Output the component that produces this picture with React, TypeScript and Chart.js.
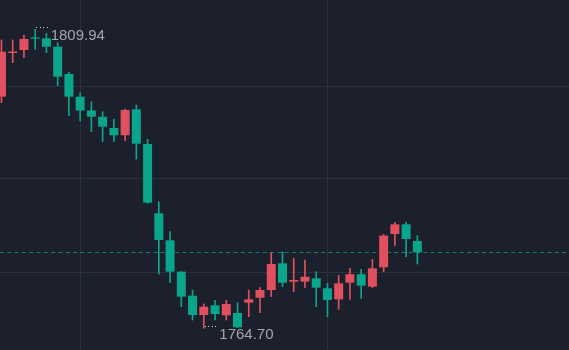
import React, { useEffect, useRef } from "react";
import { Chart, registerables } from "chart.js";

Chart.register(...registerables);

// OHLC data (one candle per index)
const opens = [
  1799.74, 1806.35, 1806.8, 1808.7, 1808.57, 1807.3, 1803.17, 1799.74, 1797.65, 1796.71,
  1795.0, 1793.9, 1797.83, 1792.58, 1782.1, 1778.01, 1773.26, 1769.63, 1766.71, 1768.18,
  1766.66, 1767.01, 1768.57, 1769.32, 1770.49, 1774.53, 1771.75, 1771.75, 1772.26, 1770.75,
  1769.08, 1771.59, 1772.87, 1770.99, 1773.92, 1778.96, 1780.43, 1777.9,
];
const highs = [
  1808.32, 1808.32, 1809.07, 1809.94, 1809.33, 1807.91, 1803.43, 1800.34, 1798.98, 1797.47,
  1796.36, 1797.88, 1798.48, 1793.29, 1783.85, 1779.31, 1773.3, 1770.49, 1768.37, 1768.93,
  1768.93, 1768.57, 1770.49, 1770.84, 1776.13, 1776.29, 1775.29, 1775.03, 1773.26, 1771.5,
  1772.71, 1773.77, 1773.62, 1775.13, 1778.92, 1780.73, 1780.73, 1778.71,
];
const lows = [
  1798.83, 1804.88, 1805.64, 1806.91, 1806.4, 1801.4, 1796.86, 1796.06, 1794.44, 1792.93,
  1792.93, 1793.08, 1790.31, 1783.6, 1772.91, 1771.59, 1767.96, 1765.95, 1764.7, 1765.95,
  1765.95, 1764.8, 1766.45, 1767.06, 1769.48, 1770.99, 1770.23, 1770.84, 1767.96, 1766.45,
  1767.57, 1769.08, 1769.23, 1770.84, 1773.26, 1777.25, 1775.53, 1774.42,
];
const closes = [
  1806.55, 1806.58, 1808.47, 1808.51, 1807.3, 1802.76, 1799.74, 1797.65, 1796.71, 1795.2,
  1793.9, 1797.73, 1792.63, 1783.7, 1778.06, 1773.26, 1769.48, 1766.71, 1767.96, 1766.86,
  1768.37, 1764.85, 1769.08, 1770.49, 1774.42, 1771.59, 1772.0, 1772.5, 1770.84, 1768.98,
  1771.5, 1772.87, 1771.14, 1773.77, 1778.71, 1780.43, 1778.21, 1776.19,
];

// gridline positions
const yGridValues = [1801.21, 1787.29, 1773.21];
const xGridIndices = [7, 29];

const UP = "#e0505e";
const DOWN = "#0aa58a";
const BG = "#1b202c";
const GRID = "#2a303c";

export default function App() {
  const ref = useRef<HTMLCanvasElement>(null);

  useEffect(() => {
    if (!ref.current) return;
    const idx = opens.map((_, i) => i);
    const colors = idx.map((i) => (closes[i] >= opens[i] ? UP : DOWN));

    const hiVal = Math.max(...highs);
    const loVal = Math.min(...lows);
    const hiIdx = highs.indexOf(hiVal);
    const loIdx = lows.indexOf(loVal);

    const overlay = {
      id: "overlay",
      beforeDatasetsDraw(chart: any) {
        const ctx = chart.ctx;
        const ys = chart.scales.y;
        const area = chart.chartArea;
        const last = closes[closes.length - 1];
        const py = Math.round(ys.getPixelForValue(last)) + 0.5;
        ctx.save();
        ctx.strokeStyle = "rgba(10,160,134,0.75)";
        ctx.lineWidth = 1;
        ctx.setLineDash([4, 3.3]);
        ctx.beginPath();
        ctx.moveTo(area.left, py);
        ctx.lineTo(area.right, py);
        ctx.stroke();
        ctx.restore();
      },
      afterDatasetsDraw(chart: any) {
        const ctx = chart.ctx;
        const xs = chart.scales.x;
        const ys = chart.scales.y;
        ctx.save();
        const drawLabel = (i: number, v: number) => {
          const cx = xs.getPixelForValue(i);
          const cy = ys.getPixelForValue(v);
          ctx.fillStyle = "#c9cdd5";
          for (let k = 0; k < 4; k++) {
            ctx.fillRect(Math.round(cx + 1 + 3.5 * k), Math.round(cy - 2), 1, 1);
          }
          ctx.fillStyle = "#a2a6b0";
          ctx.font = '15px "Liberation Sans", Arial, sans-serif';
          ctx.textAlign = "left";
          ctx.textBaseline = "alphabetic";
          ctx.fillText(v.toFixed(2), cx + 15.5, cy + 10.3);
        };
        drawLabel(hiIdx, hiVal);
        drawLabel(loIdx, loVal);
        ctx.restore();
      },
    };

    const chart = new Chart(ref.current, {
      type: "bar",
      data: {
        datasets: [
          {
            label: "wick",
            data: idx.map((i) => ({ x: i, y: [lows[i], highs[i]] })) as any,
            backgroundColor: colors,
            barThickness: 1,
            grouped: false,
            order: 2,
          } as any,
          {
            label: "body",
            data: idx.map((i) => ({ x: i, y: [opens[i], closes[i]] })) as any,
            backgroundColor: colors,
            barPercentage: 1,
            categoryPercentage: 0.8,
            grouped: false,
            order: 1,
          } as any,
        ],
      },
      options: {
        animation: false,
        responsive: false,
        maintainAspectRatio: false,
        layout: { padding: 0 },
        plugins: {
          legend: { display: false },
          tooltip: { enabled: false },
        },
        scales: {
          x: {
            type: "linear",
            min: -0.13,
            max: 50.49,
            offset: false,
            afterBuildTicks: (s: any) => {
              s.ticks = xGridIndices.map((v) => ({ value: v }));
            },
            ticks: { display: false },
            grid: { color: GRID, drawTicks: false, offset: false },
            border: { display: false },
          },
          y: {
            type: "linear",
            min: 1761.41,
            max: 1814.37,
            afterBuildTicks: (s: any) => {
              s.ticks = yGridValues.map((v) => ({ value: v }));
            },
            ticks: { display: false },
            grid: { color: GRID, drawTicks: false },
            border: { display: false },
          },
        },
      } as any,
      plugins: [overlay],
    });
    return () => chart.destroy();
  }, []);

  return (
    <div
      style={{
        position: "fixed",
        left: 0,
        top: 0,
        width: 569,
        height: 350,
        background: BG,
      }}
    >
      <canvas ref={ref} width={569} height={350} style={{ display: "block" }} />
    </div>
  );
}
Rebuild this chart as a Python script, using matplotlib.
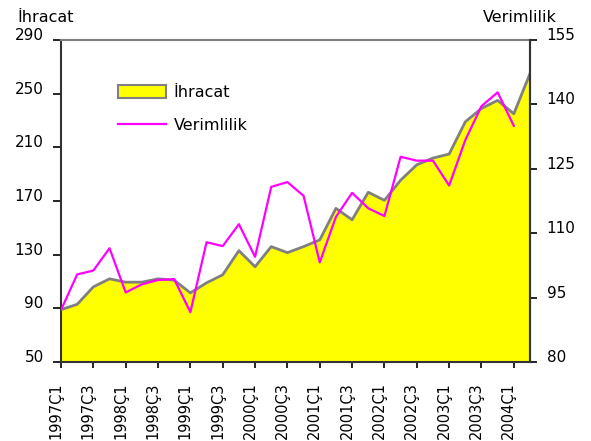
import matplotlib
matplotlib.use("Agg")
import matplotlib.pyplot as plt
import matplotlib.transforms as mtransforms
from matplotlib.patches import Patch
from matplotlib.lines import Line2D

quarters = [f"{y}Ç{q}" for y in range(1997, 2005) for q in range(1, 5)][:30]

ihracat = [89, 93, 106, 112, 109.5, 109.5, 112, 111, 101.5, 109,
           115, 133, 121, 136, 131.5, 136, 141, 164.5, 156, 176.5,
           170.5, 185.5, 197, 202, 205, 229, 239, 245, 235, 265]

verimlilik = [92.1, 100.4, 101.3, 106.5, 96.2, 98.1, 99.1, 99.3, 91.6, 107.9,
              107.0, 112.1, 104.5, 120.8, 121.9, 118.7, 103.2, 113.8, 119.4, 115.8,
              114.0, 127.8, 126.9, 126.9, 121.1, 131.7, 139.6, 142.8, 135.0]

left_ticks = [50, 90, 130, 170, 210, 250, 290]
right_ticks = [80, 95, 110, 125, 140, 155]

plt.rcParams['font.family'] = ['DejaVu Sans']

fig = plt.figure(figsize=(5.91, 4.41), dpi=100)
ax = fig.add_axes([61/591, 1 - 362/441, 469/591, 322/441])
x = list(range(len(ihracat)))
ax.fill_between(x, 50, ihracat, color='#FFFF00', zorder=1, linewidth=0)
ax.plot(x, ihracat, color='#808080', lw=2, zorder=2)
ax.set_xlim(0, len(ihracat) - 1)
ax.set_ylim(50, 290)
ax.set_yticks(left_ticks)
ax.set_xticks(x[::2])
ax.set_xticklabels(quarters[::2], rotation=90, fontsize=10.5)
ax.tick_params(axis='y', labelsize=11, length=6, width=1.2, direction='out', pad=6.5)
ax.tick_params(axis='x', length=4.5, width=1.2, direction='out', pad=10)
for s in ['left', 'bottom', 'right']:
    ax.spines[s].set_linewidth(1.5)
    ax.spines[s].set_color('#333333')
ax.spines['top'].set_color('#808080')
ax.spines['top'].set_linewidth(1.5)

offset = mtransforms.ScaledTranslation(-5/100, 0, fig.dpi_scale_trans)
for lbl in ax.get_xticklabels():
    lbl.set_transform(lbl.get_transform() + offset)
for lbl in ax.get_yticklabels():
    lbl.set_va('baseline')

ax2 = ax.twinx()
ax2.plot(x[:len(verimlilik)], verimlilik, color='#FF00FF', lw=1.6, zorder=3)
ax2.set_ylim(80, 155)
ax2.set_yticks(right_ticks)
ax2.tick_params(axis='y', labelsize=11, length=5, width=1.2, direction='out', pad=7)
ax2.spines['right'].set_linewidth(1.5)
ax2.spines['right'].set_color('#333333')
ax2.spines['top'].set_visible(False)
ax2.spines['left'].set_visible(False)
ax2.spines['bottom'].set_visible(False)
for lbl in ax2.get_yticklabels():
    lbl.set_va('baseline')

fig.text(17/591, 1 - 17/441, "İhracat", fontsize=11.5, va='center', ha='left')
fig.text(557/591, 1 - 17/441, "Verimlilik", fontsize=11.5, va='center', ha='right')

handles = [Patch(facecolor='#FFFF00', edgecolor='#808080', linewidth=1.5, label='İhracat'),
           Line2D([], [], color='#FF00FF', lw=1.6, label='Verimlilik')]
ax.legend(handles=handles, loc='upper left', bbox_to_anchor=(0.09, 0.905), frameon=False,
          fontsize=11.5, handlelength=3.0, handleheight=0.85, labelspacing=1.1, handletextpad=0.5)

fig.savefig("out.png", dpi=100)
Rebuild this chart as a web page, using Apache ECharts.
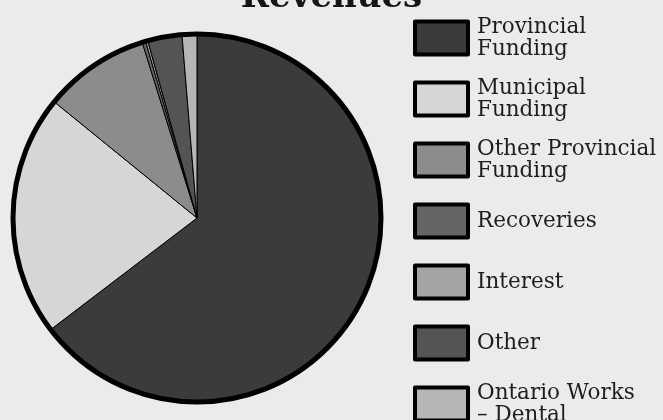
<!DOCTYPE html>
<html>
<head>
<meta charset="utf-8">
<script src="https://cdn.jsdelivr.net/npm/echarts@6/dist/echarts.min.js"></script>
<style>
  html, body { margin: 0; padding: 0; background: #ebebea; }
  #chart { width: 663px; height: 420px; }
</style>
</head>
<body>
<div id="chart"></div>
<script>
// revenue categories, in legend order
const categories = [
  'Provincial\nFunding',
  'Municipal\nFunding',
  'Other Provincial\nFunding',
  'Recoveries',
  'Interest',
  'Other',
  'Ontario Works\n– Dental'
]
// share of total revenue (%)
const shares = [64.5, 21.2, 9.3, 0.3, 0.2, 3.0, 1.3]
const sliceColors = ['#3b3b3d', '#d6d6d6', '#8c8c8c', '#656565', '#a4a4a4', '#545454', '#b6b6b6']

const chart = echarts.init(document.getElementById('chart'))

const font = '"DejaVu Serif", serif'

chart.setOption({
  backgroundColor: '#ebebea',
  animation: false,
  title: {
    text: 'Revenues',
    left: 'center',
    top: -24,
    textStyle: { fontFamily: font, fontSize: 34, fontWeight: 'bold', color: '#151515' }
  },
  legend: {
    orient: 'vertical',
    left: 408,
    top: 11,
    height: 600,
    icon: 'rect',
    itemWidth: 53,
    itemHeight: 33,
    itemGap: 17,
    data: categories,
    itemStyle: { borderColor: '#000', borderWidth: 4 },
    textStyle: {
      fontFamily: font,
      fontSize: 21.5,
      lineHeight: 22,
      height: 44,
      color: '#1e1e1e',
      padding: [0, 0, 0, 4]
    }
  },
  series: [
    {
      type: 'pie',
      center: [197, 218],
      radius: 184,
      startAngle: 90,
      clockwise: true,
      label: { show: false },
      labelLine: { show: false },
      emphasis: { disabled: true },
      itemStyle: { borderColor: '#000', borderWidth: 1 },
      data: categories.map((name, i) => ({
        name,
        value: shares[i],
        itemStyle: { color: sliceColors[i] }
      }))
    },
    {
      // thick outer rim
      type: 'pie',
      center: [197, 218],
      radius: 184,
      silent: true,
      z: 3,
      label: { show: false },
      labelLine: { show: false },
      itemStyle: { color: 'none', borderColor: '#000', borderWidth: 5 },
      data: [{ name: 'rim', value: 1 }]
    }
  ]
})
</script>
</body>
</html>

-------

> **Stated exercise**
Your task is to list each line of the records with the word "React".

> **Task result**
Output the component that produces this picture with React, TypeScript and Chart.js.
import React, { useEffect, useRef } from "react";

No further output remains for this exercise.